I had to abandon the project eventually (mostly due to lack of time) but my impression was that this is direction that should be pursued for URL->citation transformation. I got it working very easily to the point where the generic plugins worked - I put the code on GitHub just to give a feeling of the (lack of) complexity - all the zotero_* stuff is copied from Zotero source with minor changes to get it working, the rest is the actual code of the project.
At the time Zotero was Firefox-only, so I used Jaxer to run it in a headless Firefox instance on a server. That didn't work well (but as said above, it still worked well enough to handle all DOI and RDFa references, which is the wast majority of scientific citations), since Zotero used some Firefox internals, and Jaxer did not properly implement them. Also, Jaxer proved unsuccessful as a commercial opensource project and was abandoned by its developers (Aptana) soon after that.
These days things should be much easier - Zotero has its own server-side version (using XULRunner), and it is now cross-browser, so if that doesn't work well, it could be probably used via PhantomJS or some othe node.js environment.
IMO there are huge advantages to using it over developing a citation parser solution of our own. Zotero is mature, widely used, it has several hundred different citation parser plugins (list), parsers written for additional websites could be shared by the academic and wikimedian community, it could probably be used to upload your citation library (Zotero has parsers for all widely used formats) and use that to source articles (might be a big convenience for experts who want to write Wikipedia articles)... the disadvantage is that scaling might be challanging, since it uses a headless browser (although these days some node.js-based solutions for that are pretty cheap). Even so, I think it would be worth trying. --Tgr (WMF) (talk) 16:43, 6 May 2014 (UTC)

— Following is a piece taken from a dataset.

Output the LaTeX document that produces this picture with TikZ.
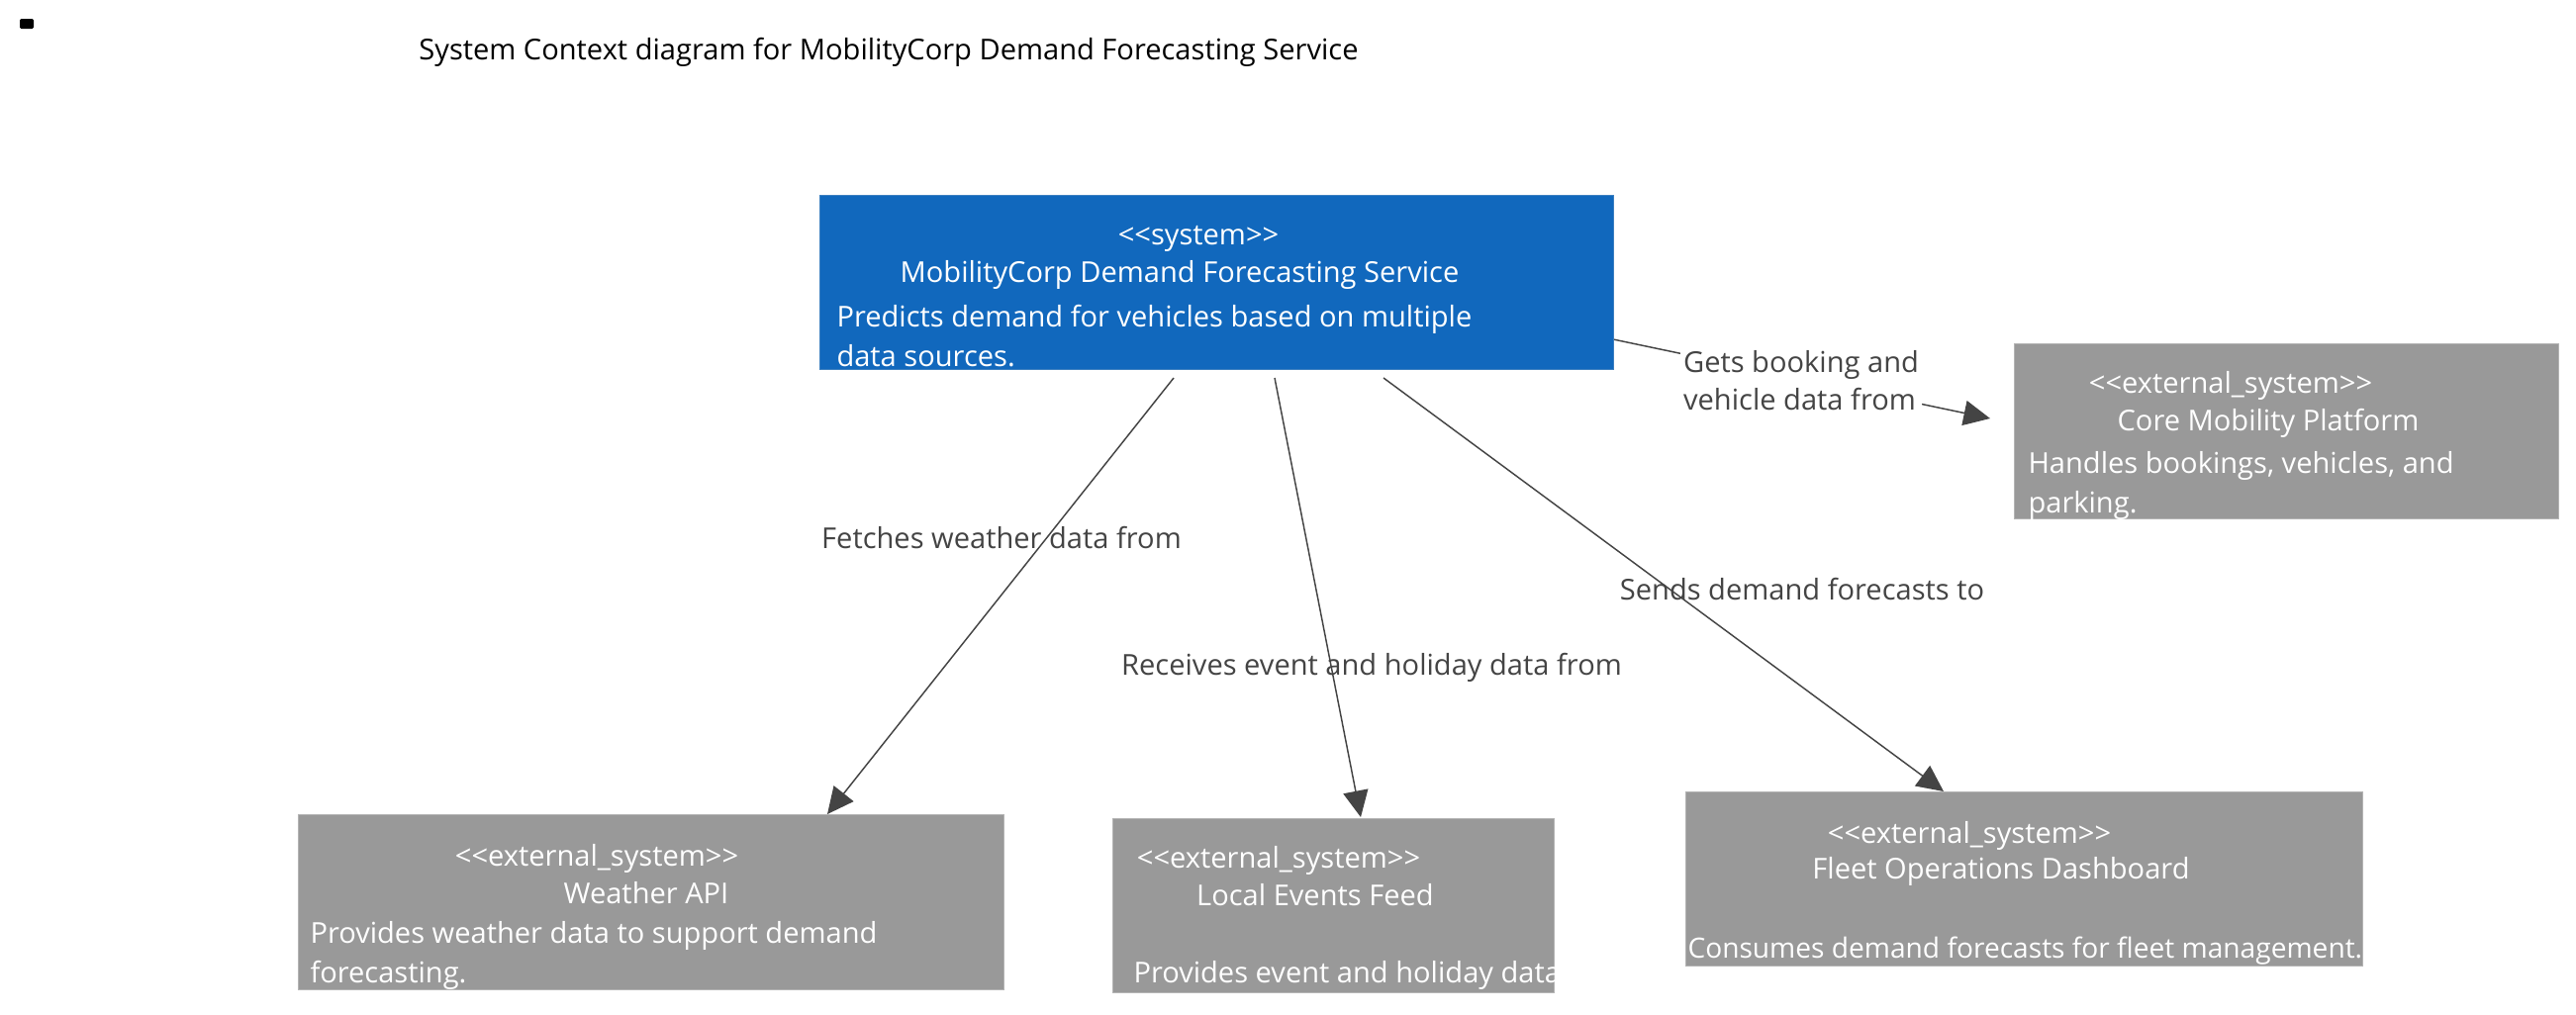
\documentclass[tikz,border=0pt]{standalone}
\usepackage{fontspec}
\setmainfont{Open Sans}
\usetikzlibrary{arrows.meta}
\tikzset{every picture/.style={line width=0.75pt}}
\definecolor{sysblue}{RGB}{17,104,189}
\definecolor{sysedge}{RGB}{60,127,192}
\definecolor{extgray}{RGB}{153,153,153}
\definecolor{extedge}{RGB}{180,180,180}
\definecolor{relgray}{RGB}{68,68,68}
\tikzset{
  sysbox/.style={draw=sysedge,fill=sysblue,inner sep=0pt,outer sep=0pt,anchor=north west},
  extbox/.style={draw=extedge,fill=extgray,inner sep=0pt,outer sep=0pt,anchor=north west},
  boxtxt/.style={text=white,inner sep=0pt,font=\fontsize{21.8pt}{26pt}\selectfont},
  reltxt/.style={text=relgray,inner sep=0pt,font=\fontsize{21.8pt}{26pt}\selectfont},
  rel/.style={draw=relgray,line width=1.1pt,-{Triangle[length=20pt,width=19pt]}}
}
\newcommand{\stereo}[1]{{<}{<}#1{>}{>}}

\begin{document}
\begin{tikzpicture}[x=0.75pt,y=0.75pt,yscale=-1,xscale=1]
\useasboundingbox (0,0) rectangle (2603,1025);

%Shape: Rectangle [mark]
\fill [rounded corners=1pt] (20,19) rectangle (34,29);
%Title
\node [anchor=base,inner sep=0pt,font=\fontsize{21.8pt}{26pt}\selectfont] (title) at (898,60) {System Context diagram for MobilityCorp Demand Forecasting Service};

%Connector start/end points
\coordinate (sys-w) at (1186,382);
\coordinate (sys-e) at (1288,382);
\coordinate (sys-f) at (1398,382);
\coordinate (sys-c) at (1630,343);
\coordinate (w-in) at (836,823);
\coordinate (e-in) at (1375,826);
\coordinate (f-in) at (1964,800);
\coordinate (c-in) at (2011,423);

%Connectors
\draw [rel] (sys-w) -- (w-in);
\draw [rel] (sys-e) -- (e-in);
\draw [rel] (sys-f) -- (f-in);
\draw [rel] (sys-c) -- (c-in);

%Shape: Rectangle [system]
\node [sysbox,minimum width=601.5pt,minimum height=132pt] (sys) at (828,197) {};
\node [boxtxt,anchor=base] (sys-st) at (1211,247) {\stereo{system}};
\node [boxtxt,anchor=base] (sys-nm) at (1192,285) {MobilityCorp Demand Forecasting Service};
\node [boxtxt,anchor=base west] (sys-d1) at (845,330) {Predicts demand for vehicles based on multiple};
\node [boxtxt,anchor=base west] (sys-d2) at (845,370) {data sources.};

%Shape: Rectangle [core]
\node [extbox,minimum width=412.5pt,minimum height=132.75pt] (core) at (2035,347) {};
\node [boxtxt,anchor=base] (core-st) at (2254,397) {\stereo{external\_system}};
\node [boxtxt,anchor=base] (core-nm) at (2292,435) {Core Mobility Platform};
\node [boxtxt,anchor=base west] (core-d1) at (2049,478) {Handles bookings, vehicles, and};
\node [boxtxt,anchor=base west] (core-d2) at (2049,518) {parking.};

%Shape: Rectangle [weather]
\node [extbox,minimum width=534.75pt,minimum height=132.75pt] (weather) at (301,823) {};
\node [boxtxt,anchor=base] (weather-st) at (603,875) {\stereo{external\_system}};
\node [boxtxt,anchor=base] (weather-nm) at (653,913) {Weather API};
\node [boxtxt,anchor=base west] (weather-d1) at (313,953) {Provides weather data to support demand};
\node [boxtxt,anchor=base west] (weather-d2) at (313,993) {forecasting.};

%Shape: Rectangle [events]
\node [extbox,minimum width=334.5pt,minimum height=132pt] (events) at (1124,827) {};
\node [boxtxt,anchor=base] (events-st) at (1292,877) {\stereo{external\_system}};
\node [boxtxt,anchor=base] (events-nm) at (1329,915) {Local Events Feed};
\begin{scope}
\clip (1124,827) rectangle (1570,1003);
\node [boxtxt,anchor=base west] (events-d1) at (1145,993) {Provides event and holiday data};
\end{scope}

%Shape: Rectangle [fleet]
\node [extbox,minimum width=513pt,minimum height=132pt] (fleet) at (1703,800) {};
\node [boxtxt,anchor=base] (fleet-st) at (1990,852) {\stereo{external\_system}};
\node [boxtxt,anchor=base] (fleet-nm) at (2022,888) {Fleet Operations Dashboard};
\begin{scope}
\clip (1703,800) rectangle (2387,976);
\node [boxtxt,anchor=base west,font=\fontsize{21.1pt}{26pt}\selectfont] (fleet-d1) at (1705,968) {Consumes demand forecasts for fleet management.};
\end{scope}

%Connector labels
\node [reltxt,fill=white,align=left,inner sep=2pt,font=\fontsize{21.8pt}{28.5pt}\selectfont] (lbl-core) at (1820,385) {Gets booking and\\vehicle data from};
\node [reltxt,anchor=base] (lbl-weather) at (1012,554) {Fetches weather data from};
\node [reltxt,anchor=base] (lbl-events) at (1386,682) {Receives event and holiday data from};
\node [reltxt,anchor=base] (lbl-fleet) at (1821,606) {Sends demand forecasts to};

\end{tikzpicture}
\end{document}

Eh, I really should learn to read first and write after that... I see from Extension:CiteURLEngine that this was the plan anyway. Glad to see that - MediaWiki historically had a strong NIH syndrome which IMO can be pretty damaging.
Anyway, great to see that someone is working on this! This has been a hobby project of mine (and by "hobby" I mean "never got around to actually work on it") - if I can help somehow, feel free to ping me. --Tgr (WMF) (talk) 16:51, 6 May 2014 (UTC)